I would like to draw this list’s attention to the creation of a new organization and website in honor of the great Japanese director Uchida Tomu (1898-1970). It is called IUTAS: The International Uchida Tomu Appreciation Society, located at www.uchidatomu.com. 

The website is at once an information resource, a blog and a club. (Note: the site is only for educational and social, not marketing, purposes.) Here is a brief summary of what can already be found there.    
   - An Introduction post that explains how I became aware of Uchida Tomu and in which I make a case for him as a major artist   

   - A long Biography page which is, as far as I know, the most complete bio of Uchida ever published in the English-speaking world   

   - A blog that now includes extensive reviews of five Uchida films: A Bloody Spear at Mount Fuji (1955), Police Officer (1933), The Mad Fox (1962), Twilight Saloon (1955) and a work of animation, Tale of Crab Temple (1924 or 1925), which is Uchida’s earliest extant film. There are many more reviews of Uchida’s movies for which I’ve composed the first drafts, and these will be posted in finished form in the coming weeks.   
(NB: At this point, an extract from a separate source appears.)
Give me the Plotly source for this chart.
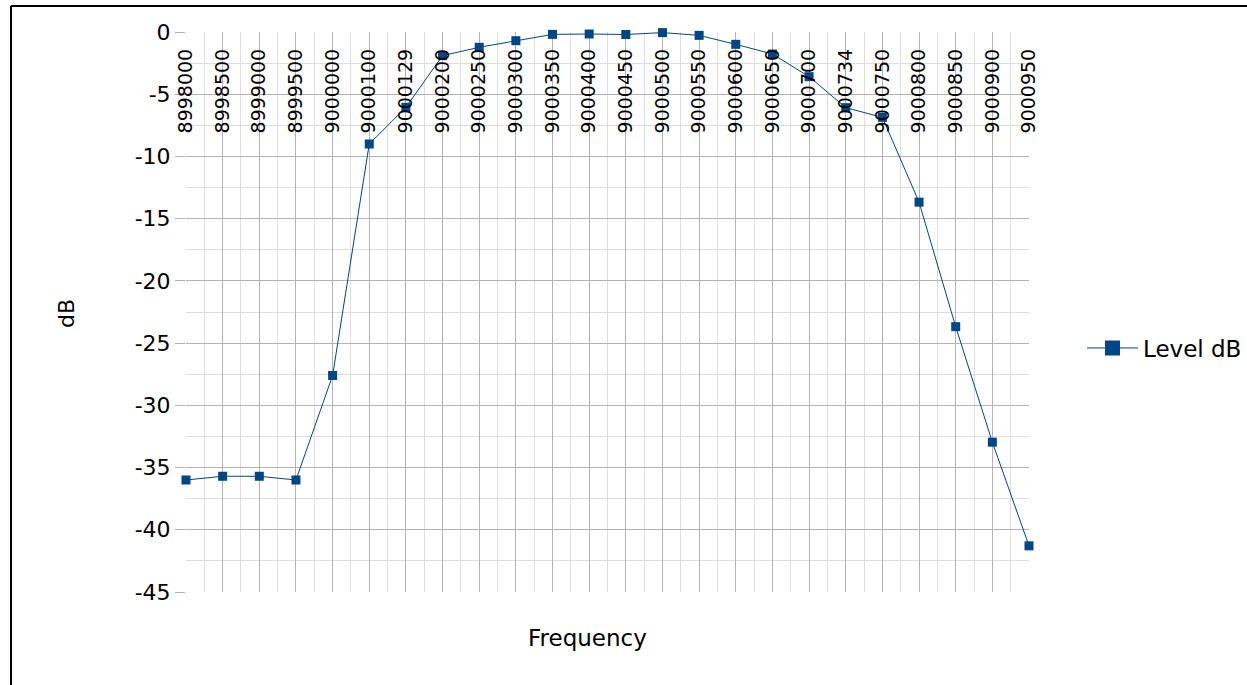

   - A complete Filmography of the director, with notes   

   - A Members page where IUTAS members can contribute their personal bios and share their testimony about discovering Uchida and the experience of seeing his films   

   - An Uchida Reviews page, on which I and others will post reviews of DVDs, Blu-Rays, books and other Uchida-related items   

   - An About Us page with links to recommended Japanese Cinema sites
   - A Contact page, including a brief video clip from Earth (1939).
Among those who are currently IUTAS members are film critic and author Akasaka Daisuke, Dan Sallitt, the creator of A Mikio Naruse Companion online and Hayley Scanlon, creator of the Windows on Worlds site.

Uchida Tomu’s achievements have been neglected for far too long. It's time to give him the recognition his stature in Japanese film history deserves. 

It's also time for those film fans who are not Japanese film scholars to begin to grasp the richness of Japanese Cinema beyond the work of the “Big Three” – Mizoguchi, Ozu and Kurosawa – and this site can be considered a small step in that direction.